When all attempts to trace the man proved futile and it was presumed that he
was dead, Sheela Bai, with the consent of all family members, married her
husband's cousin Ajab in 2005 - two years after Purshottam went missing.

She now has one girl child each from both husbands.

While Sheela Bai was living happily with the second husband, she received a letter written by Purshottam from a jail in Lahore in December 2004, upsetting her world.

Eventually, he was released in the last week of December 2006 and brought to his family by the police Wednesday from the Sikh holy city of Amritsar.

Seeing him back, Sheela wants to live with him.

Ajab, though "crestfallen" over the development, has no objection if she goes back to her first husband.

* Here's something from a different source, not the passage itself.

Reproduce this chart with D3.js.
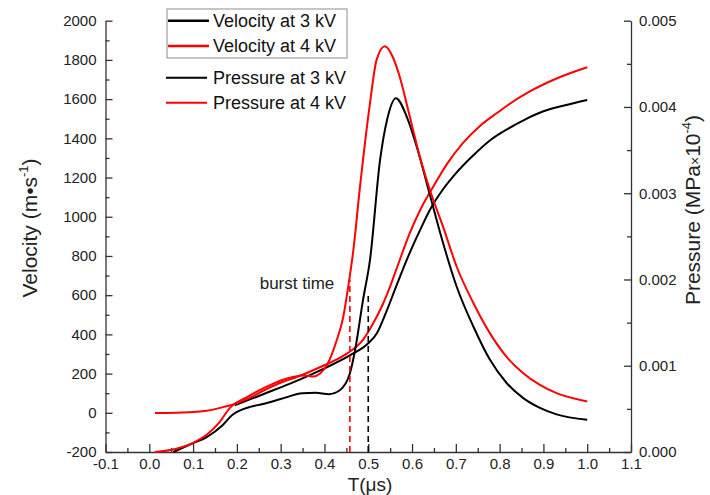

"I have no objection if Sheela decides to live with Purshottam. I don't have any problem in continuing my relationship with her either," Ajab told IANS by telephone.

However, Purshottam still has to take a decision on the matter.

Sheela Bai's saga is reminiscent of the Gudia story. Her first husband Arif, an Indian soldier, went missing in September 1999, after the India-Pakistan Kargil war. Presuming him to be dead, she married again and was pregnant when he
returned home. Gudia returned to Arif following elders' advice but her joy was short-lived and she died during childbirth a year later.